Weather impacts Alco Stores Q1 sales
Abilene, Kan. – Discount retailer Alco Stores blamed the impact of cold weather across the Midwest for helping to produce sluggish sales performance during fiscal first quarter 2013. Alco Stores reported sales of continuing operations excluding fuel of $116 million, up 0.9% from $114.9 million during the same period in 2012. Same-store sales excluding fuel were down 2.2%.
“Sales in the first fiscal quarter were negatively impacted by extended winter weather conditions, which lasted through April throughout much of the Midwest,” said Alco Stores president/CEO Rich Wilson. “More than 80% of the decrease in same-store sales performance came from seasonal businesses such as outdoor living, horticulture, sporting goods and menswear. The decreases in outdoor businesses were partially offset by favorable sales performance in domestics, housewares, and women’s apparel where customers have responded favorably to the introduction of our new apparel lines.”
Canadian youth set for more spending power
Toronto – Continuing income growth means today’s Canadian youth will assume more spending power than their parents currently have during the course of their lifetimes, according to a new report from BMO Economics. The report cites ongoing gains in real media income and compensation, as well as expected future decreases in unemployment, in making this rosy forecast.
"Since 1996, real median income has turned higher for all age groups, rising 18 per cent to 2010," said Sal Guatieri, VP, BMO Capital Markets. "Furthermore, the annual gain of 1.2% was more than twice that in the United States during this period."
Dunkin’ Brands shuffles board
Canton, Mass. – Dunkin’ Brands Group Inc., parent company of Dunkin’ Donuts and Baskin Robbins, has named current CEO Nigel Travis, 63, as chairman of the board of directors. Board member Raul Alvarez, 57, has been appointed lead independent director of the board. These changes come as Jon Luther, 69, prepares to retire as director and chairman of the board effective May 15.

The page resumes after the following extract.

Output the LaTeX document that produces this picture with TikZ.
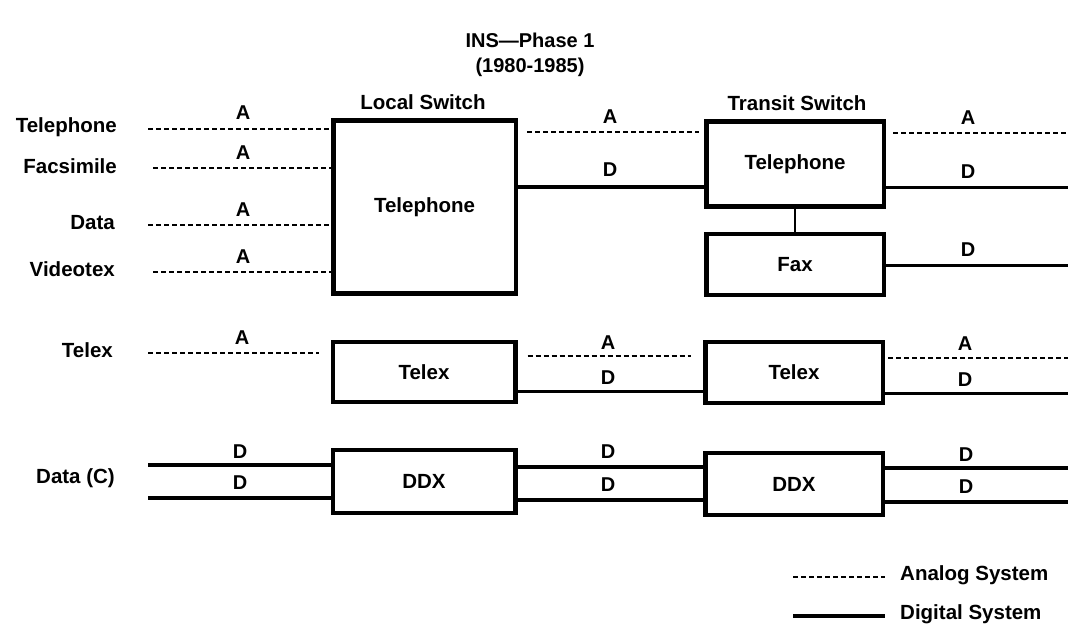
\documentclass[tikz,border=0pt]{standalone}
\usepackage{fontspec}
\setmainfont{Liberation Sans}
\begin{document}
\begin{tikzpicture}[x=1pt,y=-1pt,
  txt/.style={font=\bfseries\fontsize{20.5}{24}\selectfont, inner sep=0pt},
  sig/.style={font=\bfseries\fontsize{20}{24}\selectfont, inner sep=0pt},
  ttl/.style={font=\bfseries\fontsize{20}{24}\selectfont, inner sep=0pt},
  box/.style={draw, line width=4.5pt, inner sep=0pt, font=\bfseries\fontsize{20.5}{24}\selectfont},
  lbox/.style={box, minimum width=182.5pt},
  tbox/.style={box, minimum width=177.5pt},
  analog/.style={line width=2.2pt, dash pattern=on 5pt off 3pt},
  digital/.style={line width=3pt},
  thick digital/.style={line width=4pt}]
\useasboundingbox[fill=white] (0,0) rectangle (1068,631);

% title
\node[ttl] (t1) at (530,40) {INS—Phase 1};
\node[ttl] (t2) at (530,67) {(1980-1985)};

% boxes
\node[lbox, minimum height=173pt] (LT) at (424.5,207) {Telephone};
\node[tbox, minimum height=85pt] (TT) at (795,164) {Telephone};
\node[tbox, minimum height=61pt] (TF) at (795,264.5) {Fax};
\node[lbox, minimum height=60pt] (LX) at (424,372) {Telex};
\node[tbox, minimum height=61pt] (TX) at (794,372.5) {Telex};
\node[lbox, minimum height=63pt] (LD) at (424,481.5) {DDX};
\node[tbox, minimum height=62pt] (TD) at (794,484) {DDX};

\node[txt] (ls) at (423,102) {Local Switch};
\node[txt] (ts) at (797,103) {Transit Switch};

% left labels
\node[txt, anchor=east] (lTel) at (117,127) {Telephone};
\node[txt, anchor=east] (lFac) at (117,166) {Facsimile};
\node[txt, anchor=east] (lDat) at (115,223) {Data};
\node[txt, anchor=east] (lVid) at (115,269) {Videotex};
\node[txt, anchor=east] (lTlx) at (113,350) {Telex};
\node[txt, anchor=east] (lDC) at (115,478) {Data (C)};

% left free ends
\coordinate (s1) at (148,129);
\coordinate (s2) at (153,168);
\coordinate (s3) at (148,225);
\coordinate (s4) at (153,272);
\coordinate (s5) at (148,353);
\coordinate (s6) at (148,465);
\coordinate (s7) at (148,498);

% right free ends
\coordinate (r1) at (1068,133);
\coordinate (r2) at (1068,188);
\coordinate (r3) at (1068,265);
\coordinate (r4) at (1068,358);
\coordinate (r5) at (1068,393);
\coordinate (r6) at (1068,468);
\coordinate (r7) at (1068,502);

% middle levels
\coordinate (m1) at (0,132);
\coordinate (m2) at (0,187);
\coordinate (m3) at (0,356);
\coordinate (m4) at (0,391);
\coordinate (m5) at (0,467);
\coordinate (m6) at (0,500);

% row 1 inputs
\draw[analog] (s1) -- (s1 -| LT.west);
\draw[analog] (s2) -- (s2 -| LT.west);
\draw[analog] (s3) -- (s3 -| LT.west);
\draw[analog] (s4) -- (s4 -| LT.west);
\node[sig] (a1) at (243,113) {A};
\node[sig] (a2) at (243,153) {A};
\node[sig] (a3) at (243,210) {A};
\node[sig] (a4) at (243,257) {A};

% local -> transit telephone
\draw[analog, shorten <=9pt, shorten >=5pt] (LT.east |- m1) -- (TT.west |- m1);
\draw[thick digital] (LT.east |- m2) -- (TT.west |- m2);
\node[sig] (a5) at (610,117) {A};
\node[sig] (d1) at (610,170) {D};

% transit telephone/fax outputs
\draw[analog, shorten <=7pt] (TT.east |- r1) -- (r1);
\draw[digital] (TT.east |- r2) -- (r2);
\draw[digital] (TF.east |- r3) -- (r3);
\node[sig] (a6) at (968,118) {A};
\node[sig] (d2) at (968,172) {D};
\node[sig] (d3) at (968,250) {D};
\draw[line width=2pt] (TT.south) -- (TF.north);

% telex row
\draw[analog, shorten >=12pt] (s5) -- (s5 -| LX.west);
\node[sig] (a7) at (242,338) {A};
\draw[analog, shorten <=10pt, shorten >=12pt] (LX.east |- m3) -- (TX.west |- m3);
\draw[digital] (LX.east |- m4) -- (TX.west |- m4);
\node[sig] (a8) at (608,343) {A};
\node[sig] (d4) at (608,378) {D};
\draw[analog, shorten <=3pt] (TX.east |- r4) -- (r4);
\draw[digital] (TX.east |- r5) -- (r5);
\node[sig] (a9) at (965,344) {A};
\node[sig] (d5) at (965,380) {D};

% DDX row
\draw[thick digital] (s6) -- (s6 -| LD.west);
\draw[thick digital] (s7) -- (s7 -| LD.west);
\node[sig] (d6) at (240,452) {D};
\node[sig] (d7) at (240,483) {D};
\draw[thick digital] (LD.east |- m5) -- (TD.west |- m5);
\draw[thick digital] (LD.east |- m6) -- (TD.west |- m6);
\node[sig] (d8) at (608,452) {D};
\node[sig] (d9) at (608,485) {D};
\draw[thick digital] (TD.east |- r6) -- (r6);
\draw[thick digital] (TD.east |- r7) -- (r7);
\node[sig] (d10) at (966,455) {D};
\node[sig] (d11) at (966,487) {D};

% legend
\node[txt, anchor=west] (ka) at (900,575) {Analog System};
\node[txt, anchor=west] (kd) at (900,614) {Digital System};
\coordinate (la) at (793,577);
\coordinate (ld) at (793,616);
\draw[analog] (la) -- (la -| 885,0);
\draw[thick digital] (ld) -- (ld -| 885,0);
\end{tikzpicture}
\end{document}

Travis was named CEO in January 2009 while Luther joined Dunkin’ Brands as CEO in January 2003 and was named chairman of the board in 2006. Alvarez is former COO and president of McDonald’s Corporation and joined the Dunkin’ Brands board in May of last year.
"All of us at Dunkin’ Brands owe Jon Luther a tremendous debt of gratitude for his leadership and his vision," said Travis. "Thanks in large part to his efforts, Dunkin’ Donuts and Baskin-Robbins are world-class brands and are well positioned for growth. On behalf of our employees and franchisees from around the world, I wish Jon and his family the very best in the years ahead."